The governing cancer of our time

We live in a big, diverse society. There are essentially two ways to maintain order and get things done in such a society - politics or some form of dictatorship. Either through compromise or brute force. Our founding fathers chose politics.

Politics is an activity in which you recognise the simultaneous existence of different groups, interests and opinions. You try to find some way to balance or reconcile or compromise those interests, or at least a majority of them. You follow a set of rules, enshrined in a Constitution or in custom, to help you reach these compromises in a way everybody considers legitimate.

The downside of politics is that people never really get everything they want. It is messy, limited and no issue is ever really settled. Politics is a muddled activity in which people have to recognise restraints and settle for less than they want. Disappointment is normal.

But that is sort of the beauty of politics, too. It involves an endless conversation in which we learn about other people and see things from their vantage point, and try to balance their needs against our own. Plus, it is better than the alternative: rule by some authoritarian tyrant who tries to govern by clobbering everyone in his way.

As Bernard Crick wrote in his book, In Defence Of Politics, "politics is a way of ruling divided societies without undue violence". Over the past generation, we have seen the rise of a group of people who are against politics. These folk - best exemplified by the Tea Party but not exclusive to the right - want to elect people who have no political experience. They want "outsiders".

They delegitimise compromise and deal-making. They are willing to trample on the customs and rules that give legitimacy to legislative decision-making if it helps them gain power. Ultimately, they do not recognise other people. They suffer from a form of political narcissism, in which they do not accept the legitimacy of other interests and opinions. They do not recognise restraints. They want total victories for themselves and their doctrine.

This anti-politics tendency has had a wretched effect on our democracy. It has led to a series of overlapping downward spirals: The anti-politics people elect legislators who have no political skills or experience. That incompetence leads to dysfunctional government, which leads to more disgust with government, which leads to a demand for even more outsiders.

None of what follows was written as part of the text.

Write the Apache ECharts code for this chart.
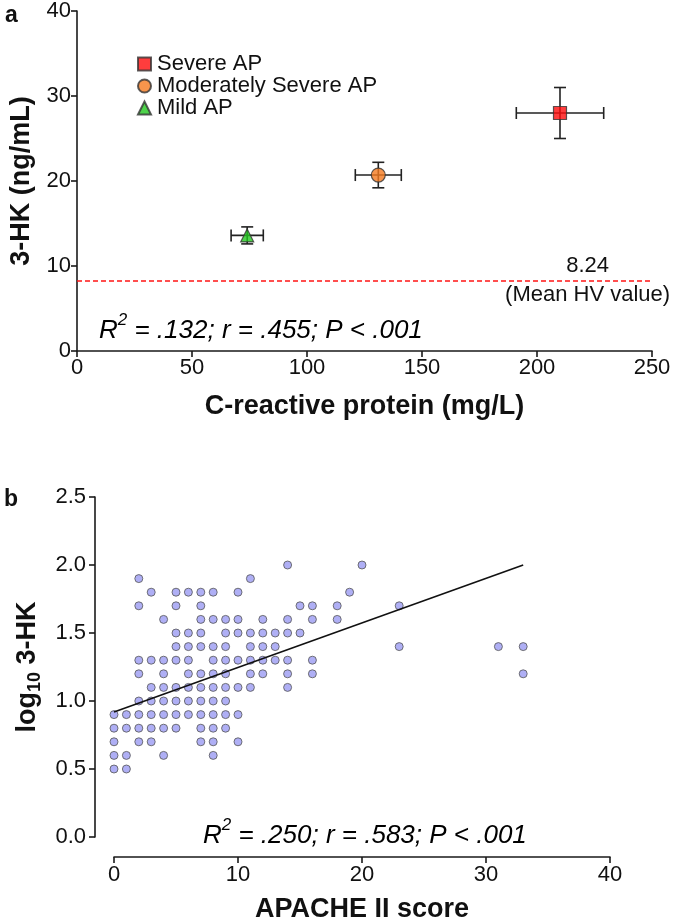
<!DOCTYPE html>
<html><head><meta charset="utf-8">
<script src="https://cdn.jsdelivr.net/npm/echarts/dist/echarts.min.js"></script>
<style>html,body{margin:0;padding:0;background:#fff}#c{width:675px;height:924px}</style>
</head><body><div id="c"></div>
<script>
// ---------- Panel a data ----------
const groupNames = ['Severe AP', 'Moderately Severe AP', 'Mild AP'];
const crpMean = [210, 131, 74];
const crpLow  = [191, 121, 67];
const crpHigh = [229, 141, 81];
const hkMean  = [28.0, 20.7, 13.6];
const hkLow   = [25.0, 19.2, 12.6];
const hkHigh  = [31.0, 22.2, 14.6];
const hvMean  = 8.24;
const aXTicks = [0, 50, 100, 150, 200, 250];
const aYTicks = [0, 10, 20, 30, 40];

// ---------- Panel b data ----------
const log10Levels = [2.0, 1.9, 1.8, 1.7, 1.6, 1.5, 1.4, 1.3, 1.2, 1.1, 1.0, 0.9, 0.8, 0.7, 0.6, 0.5];
const apacheAtLevel = [
  [14, 20],
  [2, 11],
  [3, 5, 6, 7, 8, 10, 19],
  [2, 5, 7, 15, 16, 18, 23],
  [4, 7, 8, 9, 10, 12, 14, 16, 18],
  [5, 6, 7, 9, 10, 11, 12, 13, 14, 15],
  [5, 6, 7, 8, 9, 11, 12, 13, 23, 31, 33],
  [2, 3, 4, 5, 6, 8, 9, 10, 11, 12, 13, 14, 16],
  [2, 4, 6, 7, 8, 9, 11, 12, 14, 16, 33],
  [3, 4, 5, 6, 7, 8, 9, 10, 11, 14],
  [2, 3, 4, 5, 6, 7, 8, 9],
  [0, 1, 2, 3, 4, 5, 6, 7, 8, 9, 10],
  [0, 1, 2, 3, 4, 5, 7, 8, 9],
  [0, 2, 3, 7, 8, 10],
  [0, 1, 4, 8],
  [0, 1]
];
const regX = [0, 33];
const regY = [0.92, 2.0];
const bXTicks = [0, 10, 20, 30, 40];
const bYTicks = [0.0, 0.5, 1.0, 1.5, 2.0, 2.5];

// ---------- build ----------
const FONT = '"Liberation Sans", Arial, sans-serif';
const AX = '#1a1a1a';
const chart = echarts.init(document.getElementById('c'), null, {renderer: 'canvas'});

const scatterB = [];
log10Levels.forEach((lv, i) => apacheAtLevel[i].forEach(x => scatterB.push([x, lv])));
const errData = groupNames.map((n, i) => [crpMean[i], hkMean[i], crpLow[i], crpHigh[i], hkLow[i], hkHigh[i]]);

const symbols = ['rect', 'circle', 'triangle'];
const colors = ['#ff0d0d', '#f57a1f', '#22c81e'];
const sizes = [13, 14, 13];

function axisCommon(fmt, margin) {
  return {
    axisLine: {show: true, onZero: false, lineStyle: {color: AX, width: 1.6}},
    axisTick: {show: true, inside: false, length: 6, lineStyle: {color: AX, width: 1.6}},
    axisLabel: {color: '#111', fontSize: 22, fontFamily: FONT, margin: margin || 6, formatter: fmt},
    splitLine: {show: false},
    nameLocation: 'middle',
    nameTextStyle: {color: '#111', fontSize: 27, fontWeight: 'bold', fontFamily: FONT}
  };
}

const option = {
  animation: false,
  backgroundColor: '#fff',
  grid: [
    {left: 76, top: 10, width: 576, height: 341},
    {left: 114, top: 497, width: 496, height: 341}
  ],
  xAxis: [
    Object.assign(axisCommon(), {gridIndex: 0, type: 'value', min: aXTicks[0], max: aXTicks[aXTicks.length - 1], interval: aXTicks[1] - aXTicks[0],
      name: 'C-reactive protein (mg/L)', nameGap: 42}),
    Object.assign(axisCommon(null, 7), {gridIndex: 1, type: 'value', min: bXTicks[0], max: bXTicks[bXTicks.length - 1], interval: bXTicks[1] - bXTicks[0],
      offset: 20, name: 'APACHE II score', nameGap: 39})
  ],
  yAxis: [
    Object.assign(axisCommon(), {gridIndex: 0, type: 'value', min: aYTicks[0], max: aYTicks[aYTicks.length - 1], interval: aYTicks[1] - aYTicks[0],
      name: '3-HK (ng/mL)', nameGap: 42}),
    Object.assign(axisCommon(v => v.toFixed(1), 9), {gridIndex: 1, type: 'value', min: bYTicks[0], max: bYTicks[bYTicks.length - 1], interval: bYTicks[1] - bYTicks[0],
      offset: 19, name: '{m|log}{s|10}{m| 3-HK}', nameGap: 46,
      nameTextStyle: {color: '#111', fontSize: 27, fontWeight: 'bold', fontFamily: FONT,
        rich: {
          m: {fontSize: 27, fontWeight: 'bold', fontFamily: FONT, color: '#111', lineHeight: 34, verticalAlign: 'middle'},
          s: {fontSize: 18, fontWeight: 'bold', fontFamily: FONT, color: '#111', lineHeight: 34, verticalAlign: 'bottom'}
        }}})
  ],
  legend: {
    orient: 'vertical', left: 132, top: 48, itemGap: 0, itemWidth: 13, itemHeight: 13,
    data: groupNames,
    textStyle: {fontSize: 22, lineHeight: 21, fontFamily: FONT, color: '#111', padding: [0, 0, 0, 1]}
  },
  series: [
    {
      type: 'custom', xAxisIndex: 0, yAxisIndex: 0, z: 2, data: errData,
      renderItem: function (params, api) {
        const x = api.value(0), y = api.value(1);
        const l = api.coord([api.value(2), y]), h = api.coord([api.value(3), y]);
        const b = api.coord([x, api.value(4)]), t = api.coord([x, api.value(5)]);
        const cap = 6;
        const st = {stroke: '#222', lineWidth: 1.6};
        return {type: 'group', children: [
          {type: 'line', shape: {x1: l[0], y1: l[1], x2: h[0], y2: h[1]}, style: st},
          {type: 'line', shape: {x1: l[0], y1: l[1] - cap, x2: l[0], y2: l[1] + cap}, style: st},
          {type: 'line', shape: {x1: h[0], y1: h[1] - cap, x2: h[0], y2: h[1] + cap}, style: st},
          {type: 'line', shape: {x1: b[0], y1: b[1], x2: t[0], y2: t[1]}, style: st},
          {type: 'line', shape: {x1: b[0] - cap, y1: b[1], x2: b[0] + cap, y2: b[1]}, style: st},
          {type: 'line', shape: {x1: t[0] - cap, y1: t[1], x2: t[0] + cap, y2: t[1]}, style: st}
        ]};
      }
    },
    ...groupNames.map((n, i) => ({
      type: 'scatter', name: n, xAxisIndex: 0, yAxisIndex: 0, z: 4,
      symbol: symbols[i], symbolSize: sizes[i],
      itemStyle: {color: colors[i], borderColor: '#333', borderWidth: 1.2},
      data: [[crpMean[i], hkMean[i]]]
    })),
    {
      type: 'line', xAxisIndex: 0, yAxisIndex: 0, data: [], silent: true,
      markLine: {
        silent: true, symbol: 'none', label: {show: false},
        lineStyle: {color: '#ff1414', type: [5, 3], width: 1.5},
        data: [{yAxis: hvMean}]
      }
    },
    {
      type: 'scatter', xAxisIndex: 1, yAxisIndex: 1, z: 3,
      symbol: 'circle', symbolSize: 8,
      itemStyle: {color: '#9b9bf2', borderColor: '#555', borderWidth: 1},
      data: scatterB
    },
    {
      type: 'line', xAxisIndex: 1, yAxisIndex: 1, z: 4, showSymbol: false, silent: true,
      lineStyle: {color: '#111', width: 1.6},
      data: regX.map((x, i) => [x, regY[i]])
    }
  ]
};
chart.setOption(option);

// annotations positioned from data coordinates
const p824 = chart.convertToPixel({gridIndex: 0}, [222, hvMean]);
const richR = {
  i: {fontSize: 26, fontStyle: 'italic', fontFamily: FONT, color: '#111', lineHeight: 32, verticalAlign: 'bottom'},
  s: {fontSize: 17, fontStyle: 'italic', fontFamily: FONT, color: '#111', lineHeight: 32, verticalAlign: 'top'}
};
chart.setOption({
  graphic: [
    {type: 'text', left: 5, top: 4, style: {text: 'a', fontSize: 23, fontWeight: 'bold', fontFamily: FONT, fill: '#111'}},
    {type: 'text', left: 4, top: 488, style: {text: 'b', fontSize: 23, fontWeight: 'bold', fontFamily: FONT, fill: '#111'}},
    {type: 'text', x: p824[0], y: p824[1] - 4, style: {text: '8.24', fontSize: 22, fontFamily: FONT, fill: '#111', align: 'center', verticalAlign: 'bottom'}},
    {type: 'text', x: p824[0], y: p824[1] + 3, style: {text: '(Mean HV value)', fontSize: 22, fontFamily: FONT, fill: '#111', align: 'center', verticalAlign: 'top'}},
    {type: 'text', x: 99, y: 328, style: {text: '{i|R}{s|2}{i| = .132; r = .455; P < .001}', rich: richR, align: 'left', verticalAlign: 'middle'}},
    {type: 'text', x: 203, y: 833, style: {text: '{i|R}{s|2}{i| = .250; r = .583; P < .001}', rich: richR, align: 'left', verticalAlign: 'middle'}}
  ]
});
</script></body></html>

The anti-politics people do not accept that politics is a limited activity. They make soaring promises and raise ridiculous expectations. When those expectations are not met, voters grow cynical and, disgusted, turn even further in the direction of anti-politics. The anti-politics people refuse compromise and, so, block the legislative process. The absence of accomplishment destroys public trust. The decline in trust makes deal-making harder.

We are now at a point where the Senate says it won't even hold hearings on a presidential Supreme Court nominee, in clear defiance of custom and the Constitution. We are now at a point in which politicians live in fear if they try to compromise and legislate. We are now at a point in which normal political conversation has broken down. People feel unheard, which makes them shout even louder, which further destroys conversation.

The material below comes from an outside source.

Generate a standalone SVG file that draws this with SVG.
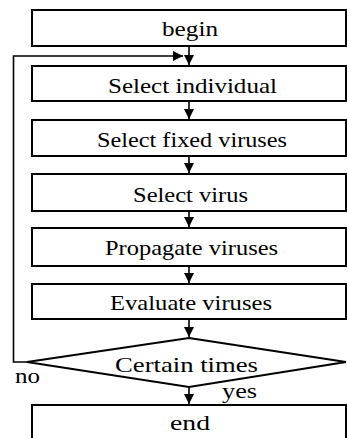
<svg xmlns="http://www.w3.org/2000/svg" width="347" height="438" viewBox="0 0 347 438">
<style>
.box{fill:#fff;stroke:#000;stroke-width:2}
.t{font-family:"Liberation Serif","Times New Roman",serif;font-size:21px;fill:#000;text-anchor:start}
.c{fill:none;stroke:#000;stroke-width:1.6}
</style>
<defs>
<marker id="ah" viewBox="0 0 10 10" refX="10" refY="5" markerWidth="10" markerHeight="10" markerUnits="userSpaceOnUse" orient="auto">
<path d="M0,0 L10,5 L0,10 z" fill="#000"/>
</marker>
</defs>
<rect width="347" height="438" fill="#fff"/>
<g id="connectors">
<line class="c" x1="189" y1="46" x2="189" y2="65" marker-end="url(#ah)"/>
<line class="c" x1="189" y1="101" x2="189" y2="119" marker-end="url(#ah)"/>
<line class="c" x1="189" y1="156" x2="189" y2="173" marker-end="url(#ah)"/>
<line class="c" x1="189" y1="211" x2="189" y2="227" marker-end="url(#ah)"/>
<line class="c" x1="189" y1="266" x2="189" y2="283" marker-end="url(#ah)"/>
<line class="c" x1="189" y1="319" x2="189" y2="337" marker-end="url(#ah)"/>
<line class="c" x1="189" y1="387" x2="189" y2="404" marker-end="url(#ah)"/>
<polyline class="c" points="27,362 13.5,362 13.5,56 183,56" marker-end="url(#ah)"/>
<text class="t" x="15" y="383" textLength="25" lengthAdjust="spacingAndGlyphs">no</text>
<text class="t" x="222" y="398" textLength="35" lengthAdjust="spacingAndGlyphs">yes</text>
</g>
<g id="begin">
<rect class="box" x="32" y="10" width="314" height="36"/>
<text class="t" x="162" y="36" textLength="56" lengthAdjust="spacingAndGlyphs">begin</text>
</g>
<g id="select-individual">
<rect class="box" x="32" y="66" width="314" height="35"/>
<text class="t" x="108" y="93" textLength="169" lengthAdjust="spacingAndGlyphs">Select individual</text>
</g>
<g id="select-fixed-viruses">
<rect class="box" x="32" y="120" width="314" height="36"/>
<text class="t" x="97" y="147" textLength="190" lengthAdjust="spacingAndGlyphs">Select fixed viruses</text>
</g>
<g id="select-virus">
<rect class="box" x="32" y="174" width="314" height="37"/>
<text class="t" x="133" y="202" textLength="115" lengthAdjust="spacingAndGlyphs">Select virus</text>
</g>
<g id="propagate-viruses">
<rect class="box" x="32" y="228" width="314" height="38"/>
<text class="t" x="105" y="255" textLength="173" lengthAdjust="spacingAndGlyphs">Propagate viruses</text>
</g>
<g id="evaluate-viruses">
<rect class="box" x="32" y="284" width="314" height="35"/>
<text class="t" x="110" y="310" textLength="162" lengthAdjust="spacingAndGlyphs">Evaluate viruses</text>
</g>
<g id="certain-times">
<polygon class="box" points="189,338 346,362 189,387 27,362"/>
<text class="t" x="115" y="372" textLength="143" lengthAdjust="spacingAndGlyphs">Certain times</text>
</g>
<g id="end">
<rect class="box" x="32" y="405" width="314" height="40"/>
<text class="t" x="170" y="430" textLength="40" lengthAdjust="spacingAndGlyphs">end</text>
</g>
</svg>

And in walks presidential hopeful Donald Trump. People say he is an unconventional candidate and that he represents a break from politics as usual. That is not true. Mr Trump is the culmination of the trends we have been seeing for the last 30 years: the desire for outsiders, the bashing style of rhetoric that makes conversation impossible, the decline of coherent political parties, the declining importance of policy, the tendency to fight cultural battles, and identity wars through political means.

Mr Trump represents the path the founders rejected. There is a hint of violence undergirding his campaign. There is always a whiff, and sometimes more than a whiff, of "I'd like to punch him in the face".

I printed out a New York Times list of the insults Mr Trump has hurled on Twitter. The list took up 33 pages. Mr Trump's style is bashing and pummelling. Everyone who opposes or disagrees with him is an idiot, a moron or loser. The implied promise of his campaign is that he will come to Washington and bully his way through.

Mr Trump's supporters are not looking for a political process to address their needs. They are looking for a superhero. As political scientist Matthew MacWilliams found, the one trait that best predicts whether you are a Trump supporter is how high you score on tests that measure authoritarianism.

This is not just an American phenomenon. Politics is in retreat and authoritarianism is on the rise worldwide. The answer to Mr Trump is politics. It is acknowledging that other people exist. It is taking pleasure in that difference and hammering out workable arrangements. As political theorist Harold Laski put it: "We shall make the basis of our state consent to disagreement. Therein shall we ensure its deepest harmony."